Problem statement:
Skip the pictures and extract all of the lines exactly as written.
-- Begin Information supplied --
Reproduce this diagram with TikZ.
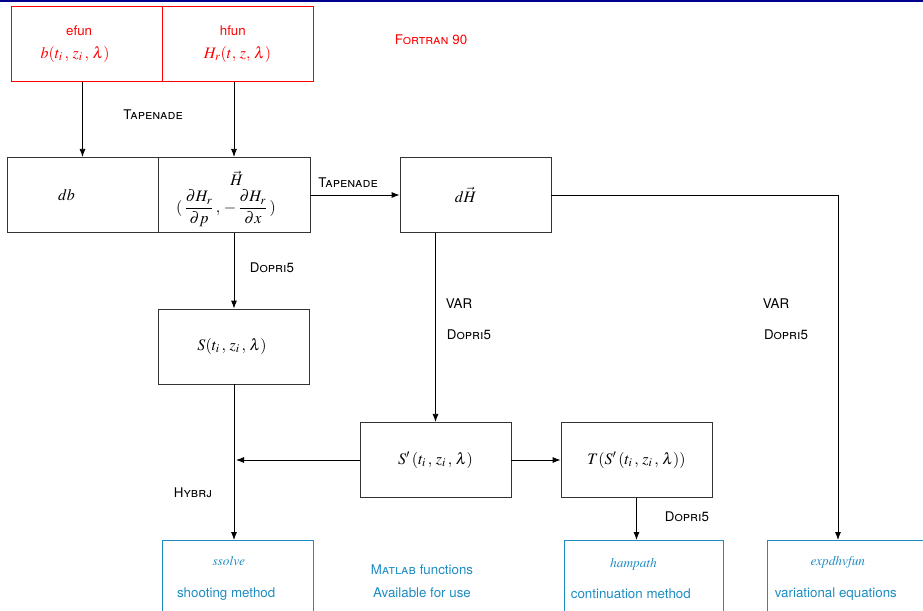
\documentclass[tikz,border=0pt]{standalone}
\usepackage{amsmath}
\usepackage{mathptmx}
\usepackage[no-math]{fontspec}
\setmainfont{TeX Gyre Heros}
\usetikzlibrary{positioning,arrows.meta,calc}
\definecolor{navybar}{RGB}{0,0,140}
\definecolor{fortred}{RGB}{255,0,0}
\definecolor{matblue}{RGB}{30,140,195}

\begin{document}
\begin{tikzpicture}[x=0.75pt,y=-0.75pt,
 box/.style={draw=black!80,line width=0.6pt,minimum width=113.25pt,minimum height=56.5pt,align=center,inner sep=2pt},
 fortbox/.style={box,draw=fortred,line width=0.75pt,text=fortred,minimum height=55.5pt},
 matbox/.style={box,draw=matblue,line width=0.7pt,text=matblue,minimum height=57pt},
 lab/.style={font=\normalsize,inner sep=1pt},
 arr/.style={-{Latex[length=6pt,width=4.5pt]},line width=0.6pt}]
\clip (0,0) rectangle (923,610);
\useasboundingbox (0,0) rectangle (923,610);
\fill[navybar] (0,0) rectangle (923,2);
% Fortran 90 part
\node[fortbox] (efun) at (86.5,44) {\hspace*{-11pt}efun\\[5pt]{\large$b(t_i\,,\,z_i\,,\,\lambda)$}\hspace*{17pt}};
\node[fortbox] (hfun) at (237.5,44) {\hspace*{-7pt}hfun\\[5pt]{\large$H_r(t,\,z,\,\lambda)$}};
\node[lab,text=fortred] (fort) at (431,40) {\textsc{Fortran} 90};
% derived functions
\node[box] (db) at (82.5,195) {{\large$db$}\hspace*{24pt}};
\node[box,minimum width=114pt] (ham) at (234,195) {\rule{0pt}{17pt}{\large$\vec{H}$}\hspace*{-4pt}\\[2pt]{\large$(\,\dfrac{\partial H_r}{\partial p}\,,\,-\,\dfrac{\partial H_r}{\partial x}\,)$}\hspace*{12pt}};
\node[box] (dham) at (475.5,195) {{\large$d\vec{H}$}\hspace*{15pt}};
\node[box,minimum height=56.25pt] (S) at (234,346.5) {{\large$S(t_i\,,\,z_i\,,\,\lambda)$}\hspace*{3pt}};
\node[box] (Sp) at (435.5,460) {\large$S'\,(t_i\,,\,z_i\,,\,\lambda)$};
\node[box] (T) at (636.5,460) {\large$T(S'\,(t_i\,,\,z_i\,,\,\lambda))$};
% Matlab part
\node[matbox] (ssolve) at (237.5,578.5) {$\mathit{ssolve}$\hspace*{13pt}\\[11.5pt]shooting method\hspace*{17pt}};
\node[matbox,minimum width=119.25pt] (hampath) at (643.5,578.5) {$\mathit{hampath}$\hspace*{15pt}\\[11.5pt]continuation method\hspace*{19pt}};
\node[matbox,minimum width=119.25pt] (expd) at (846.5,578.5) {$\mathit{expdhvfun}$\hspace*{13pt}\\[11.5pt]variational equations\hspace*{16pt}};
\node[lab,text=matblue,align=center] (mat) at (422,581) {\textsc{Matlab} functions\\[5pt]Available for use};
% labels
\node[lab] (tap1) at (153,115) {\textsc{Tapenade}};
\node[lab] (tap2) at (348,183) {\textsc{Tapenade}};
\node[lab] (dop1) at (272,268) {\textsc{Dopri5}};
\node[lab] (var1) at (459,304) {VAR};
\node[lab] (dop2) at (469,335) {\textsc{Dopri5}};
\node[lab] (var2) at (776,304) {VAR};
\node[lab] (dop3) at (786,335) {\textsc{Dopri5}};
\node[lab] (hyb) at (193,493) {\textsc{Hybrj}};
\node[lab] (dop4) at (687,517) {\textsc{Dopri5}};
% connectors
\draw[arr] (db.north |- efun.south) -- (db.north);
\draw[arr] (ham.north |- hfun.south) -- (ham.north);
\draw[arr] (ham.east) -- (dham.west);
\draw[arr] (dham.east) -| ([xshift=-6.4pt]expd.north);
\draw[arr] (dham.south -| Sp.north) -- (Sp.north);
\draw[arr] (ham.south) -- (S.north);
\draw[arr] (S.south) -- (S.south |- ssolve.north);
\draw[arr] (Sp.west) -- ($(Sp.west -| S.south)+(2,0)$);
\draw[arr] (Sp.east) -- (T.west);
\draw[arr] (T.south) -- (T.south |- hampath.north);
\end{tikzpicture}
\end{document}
-- End Information supplied --
Reply:
Reproduce this diagram with TikZ.
\documentclass[tikz,border=0pt]{standalone}
\usepackage{amsmath}
\usepackage{mathptmx}
\usepackage[no-math]{fontspec}
\setmainfont{TeX Gyre Heros}
\usetikzlibrary{positioning,arrows.meta,calc}
\definecolor{navybar}{RGB}{0,0,140}
\definecolor{fortred}{RGB}{255,0,0}
\definecolor{matblue}{RGB}{30,140,195}

\begin{document}
\begin{tikzpicture}[x=0.75pt,y=-0.75pt,
 box/.style={draw=black!80,line width=0.6pt,minimum width=113.25pt,minimum height=56.5pt,align=center,inner sep=2pt},
 fortbox/.style={box,draw=fortred,line width=0.75pt,text=fortred,minimum height=55.5pt},
 matbox/.style={box,draw=matblue,line width=0.7pt,text=matblue,minimum height=57pt},
 lab/.style={font=\normalsize,inner sep=1pt},
 arr/.style={-{Latex[length=6pt,width=4.5pt]},line width=0.6pt}]
\clip (0,0) rectangle (923,610);
\useasboundingbox (0,0) rectangle (923,610);
\fill[navybar] (0,0) rectangle (923,2);
% Fortran 90 part
\node[fortbox] (efun) at (86.5,44) {\hspace*{-11pt}efun\\[5pt]{\large$b(t_i\,,\,z_i\,,\,\lambda)$}\hspace*{17pt}};
\node[fortbox] (hfun) at (237.5,44) {\hspace*{-7pt}hfun\\[5pt]{\large$H_r(t,\,z,\,\lambda)$}};
\node[lab,text=fortred] (fort) at (431,40) {\textsc{Fortran} 90};
% derived functions
\node[box] (db) at (82.5,195) {{\large$db$}\hspace*{24pt}};
\node[box,minimum width=114pt] (ham) at (234,195) {\rule{0pt}{17pt}{\large$\vec{H}$}\hspace*{-4pt}\\[2pt]{\large$(\,\dfrac{\partial H_r}{\partial p}\,,\,-\,\dfrac{\partial H_r}{\partial x}\,)$}\hspace*{12pt}};
\node[box] (dham) at (475.5,195) {{\large$d\vec{H}$}\hspace*{15pt}};
\node[box,minimum height=56.25pt] (S) at (234,346.5) {{\large$S(t_i\,,\,z_i\,,\,\lambda)$}\hspace*{3pt}};
\node[box] (Sp) at (435.5,460) {\large$S'\,(t_i\,,\,z_i\,,\,\lambda)$};
\node[box] (T) at (636.5,460) {\large$T(S'\,(t_i\,,\,z_i\,,\,\lambda))$};
% Matlab part
\node[matbox] (ssolve) at (237.5,578.5) {$\mathit{ssolve}$\hspace*{13pt}\\[11.5pt]shooting method\hspace*{17pt}};
\node[matbox,minimum width=119.25pt] (hampath) at (643.5,578.5) {$\mathit{hampath}$\hspace*{15pt}\\[11.5pt]continuation method\hspace*{19pt}};
\node[matbox,minimum width=119.25pt] (expd) at (846.5,578.5) {$\mathit{expdhvfun}$\hspace*{13pt}\\[11.5pt]variational equations\hspace*{16pt}};
\node[lab,text=matblue,align=center] (mat) at (422,581) {\textsc{Matlab} functions\\[5pt]Available for use};
% labels
\node[lab] (tap1) at (153,115) {\textsc{Tapenade}};
\node[lab] (tap2) at (348,183) {\textsc{Tapenade}};
\node[lab] (dop1) at (272,268) {\textsc{Dopri5}};
\node[lab] (var1) at (459,304) {VAR};
\node[lab] (dop2) at (469,335) {\textsc{Dopri5}};
\node[lab] (var2) at (776,304) {VAR};
\node[lab] (dop3) at (786,335) {\textsc{Dopri5}};
\node[lab] (hyb) at (193,493) {\textsc{Hybrj}};
\node[lab] (dop4) at (687,517) {\textsc{Dopri5}};
% connectors
\draw[arr] (db.north |- efun.south) -- (db.north);
\draw[arr] (ham.north |- hfun.south) -- (ham.north);
\draw[arr] (ham.east) -- (dham.west);
\draw[arr] (dham.east) -| ([xshift=-6.4pt]expd.north);
\draw[arr] (dham.south -| Sp.north) -- (Sp.north);
\draw[arr] (ham.south) -- (S.north);
\draw[arr] (S.south) -- (S.south |- ssolve.north);
\draw[arr] (Sp.west) -- ($(Sp.west -| S.south)+(2,0)$);
\draw[arr] (Sp.east) -- (T.west);
\draw[arr] (T.south) -- (T.south |- hampath.north);
\end{tikzpicture}
\end{document}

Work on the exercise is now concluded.